À partida, temos de ganhar. Mas se a Polónia ganhar aos EUA, um empate é o suficiente para o apuramento rumo aos oitavos-de-final. Espera-nos o México. Antes do jogo, a fadista Mariza canta o hino e há uma emoção diferente. São 12h30 da tarde em Portugal continental. O jogo começa à hora marcada, com João Pinto a dar para Pauleta. Um minuto depois do primeiro remate do jogo, a Polónia dá-nos uma alegria com o golo de Olisadebe. No instante seguinte, 2-0 da Polónia. Quer isto dizer que o nulo em Incheon vale-nos o apuramento directo e fecha a porta do Mundial aos EUA. Diz-se que Oliveira proíbe os jogadores de saberem o resultado do outro jogo mas isso nem é o pior.

Aos 26 minutos, João Pinto atropela Ji-sung Park num lance a meio-campo. A entrada é violenta, a bola não é tida nem achada no assunto. O árbitro argentino Ángel Sánchez nem pensa duas vezes e puxa o cartão vermelho, João Pinto enerva-se ainda mais e dá-lhe um murro no estômago com o punho direito. O esgar do juiz sul-americano, num misto de incredulidade e dor, é um poema.

Na segunda parte, Beto vê o segundo amarelo (66″). Com nove em campo, Oliveira tira Pauleta e coloca Jorge Andrade. A ideia de defender o 0-0 cai por terra aos 70″, num remate de Ji-Sung Park (o tal da entrada dura de João Pinto).
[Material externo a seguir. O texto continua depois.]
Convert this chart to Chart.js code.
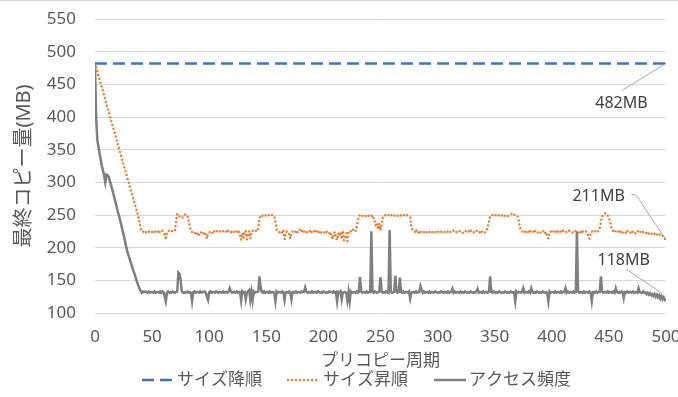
<!DOCTYPE html>
<html>
<head>
<meta charset="utf-8">
<script src="https://cdn.jsdelivr.net/npm/chart.js@4.4.0/dist/chart.umd.min.js"></script>
<style>
  html, body { margin: 0; padding: 0; background: #fff; }
  canvas { display: block; }
</style>
</head>
<body>
<canvas id="copyChart" width="678" height="397"></canvas>
<script>
// プリコピー周期 0..500
const cycles = Array.from({ length: 501 }, (_, i) => i);

// サイズ降順: flat at 482MB the whole way
const sizeDescCycles = [0, 500];
const sizeDesc = [482, 482];

// サイズ昇順
const sizeAsc = [
  482,476,470,463,457,451,445,439,433,426,
  420,414,408,402,395,389,383,377,371,365,
  358,352,346,340,334,327,321,315,309,303,
  297,290,284,278,272,266,260,253,247,238,
  229,225,224,226,225,223,225,224,226,225,
  224,225,223,226,224,225,222,225,224,226,
  223,220,212,224,225,226,224,225,226,225,
  226,240,252,250,248,247,245,247,250,251,
  250,249,241,232,226,224,225,223,222,224,
  220,218,224,223,225,222,224,220,214,222,
  223,225,224,222,226,224,223,225,224,226,
  224,223,225,226,224,225,223,227,226,224,
  225,223,226,224,225,222,224,218,212,222,
  215,224,226,213,221,225,214,224,226,225,
  224,226,225,230,245,249,250,248,249,250,
  248,249,250,249,248,250,249,248,240,228,
  226,224,223,225,222,226,213,220,225,224,
  221,214,222,225,226,224,225,222,226,228,
  224,225,227,224,226,225,223,224,226,222,
  225,224,226,223,225,224,222,226,223,224,
  225,223,226,224,225,222,224,219,213,221,
  224,215,212,222,218,224,213,226,211,220,
  222,210,224,226,225,224,228,226,225,230,
  240,248,250,249,248,250,249,248,250,248,
  249,250,248,250,245,240,232,236,228,237,
  226,235,246,249,250,248,249,250,248,249,
  250,248,249,250,251,249,248,250,249,250,
  251,249,248,250,249,248,246,232,227,226,
  224,228,225,222,226,224,223,225,224,226,
  224,223,225,224,226,224,223,225,224,225,
  223,225,226,224,225,223,224,226,225,224,
  226,224,223,225,226,224,225,223,224,225,
  226,224,223,225,224,226,224,225,223,226,
  224,225,223,224,226,224,225,223,226,224,
  225,223,224,226,232,240,248,249,250,248,
  249,250,248,249,250,248,249,250,248,249,
  250,248,249,250,251,252,253,251,249,248,
  248,242,232,227,225,224,226,223,225,224,
  222,226,224,225,223,226,224,225,222,224,
  223,225,224,226,222,224,218,214,222,225,
  224,226,223,225,224,222,226,224,225,223,
  226,224,225,223,224,226,225,224,223,225,
  224,226,225,223,224,226,222,225,224,223,
  225,222,218,214,221,225,224,226,225,223,
  224,226,230,240,248,250,252,253,251,249,
  245,240,232,227,225,223,226,224,225,222,
  224,226,223,225,224,222,226,224,225,223,
  226,224,225,222,224,226,223,225,224,222,
  224,225,223,222,224,221,223,222,220,222,
  221,223,220,222,221,219,220,218,216,214,
  211
];

// アクセス頻度
const accessFreq = [
  482,400,365,355,345,335,325,318,310,300,
  312,311,308,302,296,290,283,276,269,262,
  255,249,242,235,227,220,212,204,196,190,
  185,179,174,168,163,158,152,147,142,137,
  133,131,133,132,133,132,131,133,131,132,
  132,131,133,131,132,132,131,133,131,133,
  132,125,118,131,133,131,132,131,133,132,
  131,132,133,162,160,150,133,131,132,131,
  132,133,131,132,131,118,132,133,131,132,
  132,131,133,131,132,132,133,131,125,120,
  132,133,131,132,132,131,133,132,131,132,
  132,131,133,131,132,132,131,133,138,133,
  131,132,132,131,133,131,132,132,119,133,
  131,132,121,131,133,135,120,132,119,133,
  131,132,132,133,156,140,132,131,133,131,
  132,132,131,133,131,132,132,131,118,133,
  131,132,132,131,133,131,120,132,132,131,
  133,131,121,132,132,131,133,131,132,132,
  131,133,132,132,139,133,131,132,132,131,
  133,131,132,132,131,133,132,131,132,131,
  133,132,131,132,131,133,132,132,131,133,
  131,132,118,132,131,133,121,131,132,132,
  131,119,132,118,133,131,132,132,131,133,
  131,132,155,133,131,132,132,131,133,131,
  132,132,225,132,131,133,132,131,132,133,
  155,132,131,132,131,133,132,131,227,133,
  131,132,132,157,133,131,132,154,132,131,
  133,131,132,132,131,133,122,131,132,132,
  131,133,131,132,132,141,135,131,133,131,
  132,132,131,133,131,132,132,131,133,132,
  131,132,131,133,132,131,132,132,131,133,
  131,132,132,137,131,133,131,132,132,131,
  133,131,132,131,133,132,131,132,131,133,
  132,131,132,131,133,137,131,132,132,131,
  133,131,132,132,131,133,156,132,131,133,
  132,131,132,131,133,132,131,132,131,133,
  132,131,132,131,133,132,131,132,118,133,
  131,132,132,131,133,138,131,132,132,131,
  133,131,138,132,131,132,131,133,132,131,
  132,131,133,132,131,132,131,118,133,131,
  132,132,131,133,131,132,132,131,133,131,
  132,132,138,131,133,131,132,132,131,133,
  131,132,225,133,131,132,132,131,133,131,
  132,132,131,133,131,118,132,132,131,133,
  131,132,132,156,133,131,132,132,131,133,
  131,132,132,131,133,131,138,132,131,132,
  131,133,132,123,132,131,133,131,132,132,
  131,133,131,132,132,131,138,132,131,131,
  133,131,132,129,131,128,130,127,129,126,
  129,125,128,124,127,122,126,121,124,120,
  118
];

const seriesNames = ['サイズ降順', 'サイズ昇順', 'アクセス頻度'];
const xTicks = [0, 50, 100, 150, 200, 250, 300, 350, 400, 450, 500];
const yTicks = [100, 150, 200, 250, 300, 350, 400, 450, 500, 550];

// end-value callouts (label anchor + leader path, in data units)
const callouts = [
  { text: '482MB', at: [461, 420], path: [[461.8, 441], [500, 482]] },
  { text: '211MB', at: [441, 278], path: [[469.5, 282], [474, 280], [500, 212]] },
  { text: '118MB', at: [463, 181], path: [[465.5, 167], [495.5, 131]] }
];

const FONT = "'Noto Sans', 'Noto Sans CJK JP', sans-serif";
const TEXT = '#595959';

const toPoints = (xs, ys) => ys.map((y, i) => ({ x: xs[i], y }));

const calloutPlugin = {
  id: 'callouts',
  afterDatasetsDraw(chart) {
    const { ctx, scales: { x, y } } = chart;
    ctx.save();
    callouts.forEach((c) => {
      ctx.beginPath();
      c.path.forEach(([px, py], i) => {
        const cx = x.getPixelForValue(px);
        const cy = y.getPixelForValue(py);
        if (i === 0) ctx.moveTo(cx, cy); else ctx.lineTo(cx, cy);
      });
      ctx.strokeStyle = '#a6a6a6';
      ctx.lineWidth = 1;
      ctx.stroke();
      ctx.fillStyle = '#404040';
      ctx.font = '16px ' + FONT;
      ctx.textAlign = 'center';
      ctx.textBaseline = 'middle';
      ctx.fillText(c.text, x.getPixelForValue(c.at[0]), y.getPixelForValue(c.at[1]));
    });
    ctx.restore();
  }
};

// legend drawn by hand so it can sit under the axis title like the original
const legendPlugin = {
  id: 'bottomLegend',
  afterDraw(chart) {
    const { ctx } = chart;
    const sample = 32, gap = 3, spacing = 26, cy = 380;
    ctx.save();
    ctx.font = '17px ' + FONT;
    ctx.textBaseline = 'middle';
    ctx.textAlign = 'left';
    let xPos = 142;
    chart.data.datasets.forEach((ds) => {
      ctx.beginPath();
      ctx.setLineDash(ds.borderDash || []);
      ctx.lineCap = ds.borderCapStyle || 'butt';
      ctx.strokeStyle = ds.borderColor;
      ctx.lineWidth = ds.borderWidth;
      ctx.moveTo(xPos, cy);
      ctx.lineTo(xPos + sample, cy);
      ctx.stroke();
      ctx.setLineDash([]);
      xPos += sample + gap;
      ctx.fillStyle = TEXT;
      ctx.fillText(ds.label, xPos, cy);
      xPos += ctx.measureText(ds.label).width + spacing;
    });
    // thin frame line along the top edge
    ctx.beginPath();
    ctx.strokeStyle = '#d9d9d9';
    ctx.lineWidth = 1;
    ctx.moveTo(0, 0.5);
    ctx.lineTo(chart.width, 0.5);
    ctx.stroke();
    ctx.restore();
  }
};

const ctx = document.getElementById('copyChart').getContext('2d');
new Chart(ctx, {
  type: 'line',
  data: {
    datasets: [
      {
        label: seriesNames[0],
        data: toPoints(sizeDescCycles, sizeDesc),
        borderColor: '#4472C4',
        borderWidth: 2.5,
        borderDash: [12, 6],
        pointRadius: 0
      },
      {
        label: seriesNames[1],
        data: toPoints(cycles, sizeAsc),
        borderColor: '#ED7D31',
        borderWidth: 2.5,
        borderDash: [0, 4],
        borderCapStyle: 'round',
        pointRadius: 0
      },
      {
        label: seriesNames[2],
        data: toPoints(cycles, accessFreq),
        borderColor: '#7F7F7F',
        borderWidth: 2.5,
        pointRadius: 0
      }
    ]
  },
  options: {
    responsive: false,
    animation: false,
    layout: { padding: { left: 0, right: 12, top: 19, bottom: 25 } },
    plugins: {
      legend: { display: false },
      tooltip: { enabled: false }
    },
    scales: {
      x: {
        type: 'linear',
        min: 0,
        max: 500,
        afterBuildTicks: (scale) => { scale.ticks = xTicks.map((v) => ({ value: v })); },
        ticks: { color: TEXT, font: { family: FONT, size: 17 }, padding: 14, maxRotation: 0 },
        grid: { display: false, drawTicks: false },
        border: { display: false },
        title: {
          display: true,
          text: 'プリコピー周期',
          color: TEXT,
          font: { family: FONT, size: 17 },
          padding: { top: 0, bottom: 1 }
        },
        afterFit: (scale) => {
          scale.height = 59;
          scale.paddingLeft = 0;
          scale.paddingRight = 0;
        }
      },
      y: {
        min: 100,
        max: 550,
        afterBuildTicks: (scale) => { scale.ticks = yTicks.map((v) => ({ value: v })); },
        ticks: { color: TEXT, font: { family: FONT, size: 17 }, padding: 19 },
        grid: { color: '#d9d9d9', lineWidth: 1, drawTicks: false },
        border: { display: false },
        title: {
          display: true,
          text: '最終コピー量(MB)',
          color: TEXT,
          font: { family: FONT, size: 20 },
          padding: { top: 12, bottom: 0 }
        },
        afterFit: (scale) => {
          scale.width = 95;
          scale.paddingTop = 0;
          scale.paddingBottom = 0;
        }
      }
    }
  },
  plugins: [calloutPlugin, legendPlugin]
});
</script>
</body>
</html>
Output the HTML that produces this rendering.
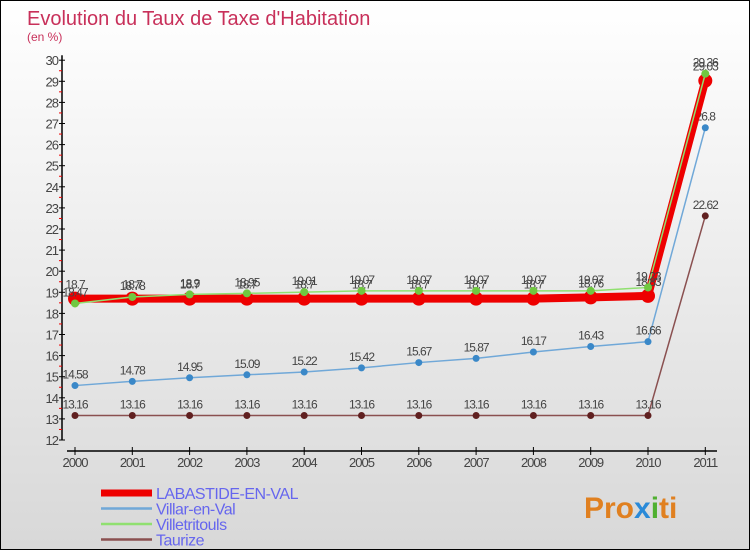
<!DOCTYPE html>
<html><head><meta charset="utf-8"><style>
body{margin:0}
#c{position:relative;width:748px;height:548px;border:1px solid #000;background:linear-gradient(#ffffff,#d8d8d8);font-family:"Liberation Sans",sans-serif;overflow:hidden}
</style></head><body>
<div id="c">
<svg id="svg" width="748" height="548" xmlns="http://www.w3.org/2000/svg">
<text x="26" y="24" font-size="20" fill="#c8305a">Evolution du Taux de Taxe d'Habitation</text>
<text x="26" y="40" font-size="12" fill="#c8305a">(en %)</text>
<g id="axes"></g><g id="series"></g><g id="legend"></g>
<text x="583" y="517" font-size="30" font-weight="bold" fill="#e08020">Pro<tspan fill="#2a8ad8">x</tspan><tspan fill="#50b030">i</tspan><tspan fill="#e08020">ti</tspan></text>
</svg></div>
<script>
const years=['2000','2001','2002','2003','2004','2005','2006','2007','2008','2009','2010','2011'];
const labastide=[18.7,18.7,18.7,18.7,18.7,18.7,18.7,18.7,18.7,18.76,18.83,29.03];
const villar=[14.58,14.78,14.95,15.09,15.22,15.42,15.67,15.87,16.17,16.43,16.66,26.8];
const villetritouls=[18.47,18.78,18.9,18.95,19.01,19.07,19.07,19.07,19.07,19.07,19.23,29.36];
const taurize=[13.16,13.16,13.16,13.16,13.16,13.16,13.16,13.16,13.16,13.16,13.16,22.62];
const yTicks=[12,13,14,15,16,17,18,19,20,21,22,23,24,25,26,27,28,29,30];
const names=['LABASTIDE-EN-VAL','Villar-en-Val','Villetritouls','Taurize'];
const NS='http://www.w3.org/2000/svg';
const X=i=>74+i*57.3;
const Y=v=>439-(v-12)*21.1;
function mk(t,a,p){const e=document.createElementNS(NS,t);for(const k in a)e.setAttribute(k,a[k]);p.appendChild(e);return e;}
const ax=document.getElementById('axes');
let e=mk('line',{x1:61,y1:Y(30)-5,x2:61,y2:Y(12),stroke:'#000','stroke-width':1.5},ax);

e=mk('line',{x1:66,y1:450,x2:716,y2:450,stroke:'#000','stroke-width':1.5},ax);

yTicks.forEach(v=>{
 mk('line',{x1:58,y1:Y(v),x2:64,y2:Y(v),stroke:'#000'},ax);
 if(v<30)mk('line',{x1:58,y1:Y(v+0.5),x2:61,y2:Y(v+0.5),stroke:'#e00'},ax);
 const t=mk('text',{x:57,y:Y(v)+5,'font-size':13,fill:'#444','text-anchor':'end','letter-spacing':'-1'},ax);t.textContent=v;
 
});
years.forEach((y,i)=>{
 mk('line',{x1:X(i),y1:446,x2:X(i),y2:454,stroke:'#000'},ax);
 const t=mk('text',{x:X(i),y:466,'font-size':13,fill:'#444','text-anchor':'middle','letter-spacing':'-1'},ax);t.textContent=y;
 
});
const sg=document.getElementById('series');
const defs=[
 {d:taurize,c:'#8a5050',w:1.5,r:3.5,f:'#602020',n:'taurize'},
 {d:villar,c:'#70a8d8',w:1.5,r:3.5,f:'#3a88c8',n:'villar-en-val'},
 {d:labastide,c:'#ee0000',w:8,r:7,f:'#ee0000',n:'labastide-en-val'},
 {d:villetritouls,c:'#90e070',w:1.5,r:4,f:'#70c840',n:'villetritouls'}];
defs.forEach(s=>{
 const g=mk('g',{},sg);
 const pl=mk('polyline',{points:s.d.map((v,i)=>X(i)+','+Y(v)).join(' '),fill:'none',stroke:s.c,'stroke-width':s.w},g);
 
 s.d.forEach((v,i)=>{
  const c=mk('circle',{cx:X(i),cy:Y(v),r:s.r,fill:s.f},g);
  
  const t=mk('text',{x:X(i),y:Y(v)-(s.n==='labastide-en-val'?10:7),'font-size':12,fill:'#444','text-anchor':'middle','letter-spacing':'-1'},g);
  t.textContent=v;
 });
});
const lg=document.getElementById('legend');
const lc=['#ee0000','#70a8d8','#90e070','#8a5050'],lw=[7,2.5,2.5,2.5];
names.forEach((n,i)=>{
 const y=492+i*15.5;
 const g=mk('g',{},lg);
 mk('line',{x1:100,y1:y,x2:151,y2:y,stroke:lc[i],'stroke-width':lw[i]},g);
 const t=mk('text',{x:155,y:y+6,'font-size':16,fill:'#6666ee','letter-spacing':'-0.5'},g);t.textContent=n;
});
</script>
</body></html>
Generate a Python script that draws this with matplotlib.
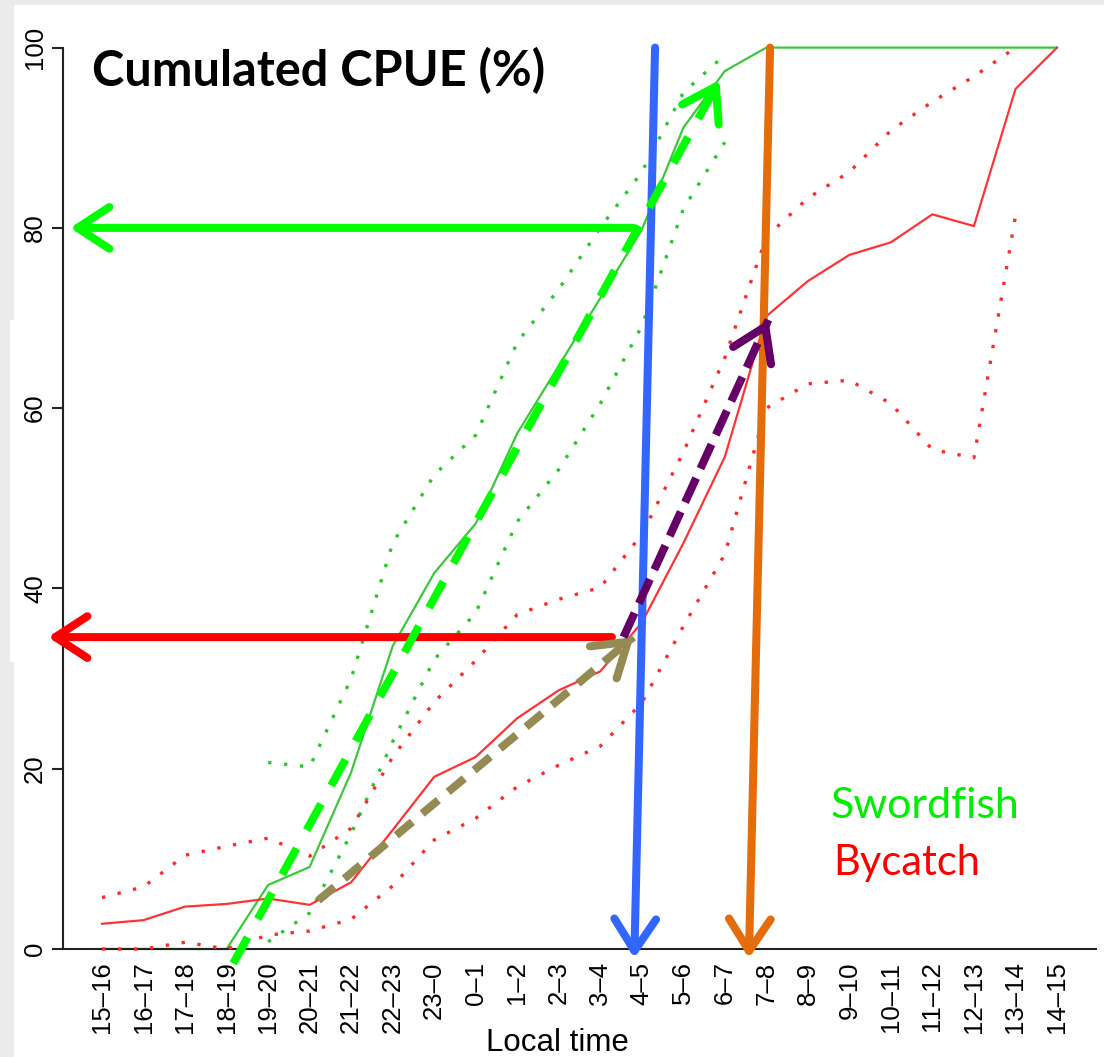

A Polónia continua a ajudar-nos (3-1) e Portugal ainda acerta no poste (Conceição 88″) mas o adeus é inevitável quando Ángel Sánchez apita para o fim.

A chegada ao aeroporto da Portela é um misto de emoções desmedidas. João Pinto é mais aplaudido que assobiado. “Não agredi ninguém”, diz o 8. A FIFA não é dessa opinião e suspende-o por quatro meses, já depois de finalizado o Mundial. Voltaria a jogar em Outubro (Sporting-Belenenses 2-0), mas a selecção nunca mais conta com ele.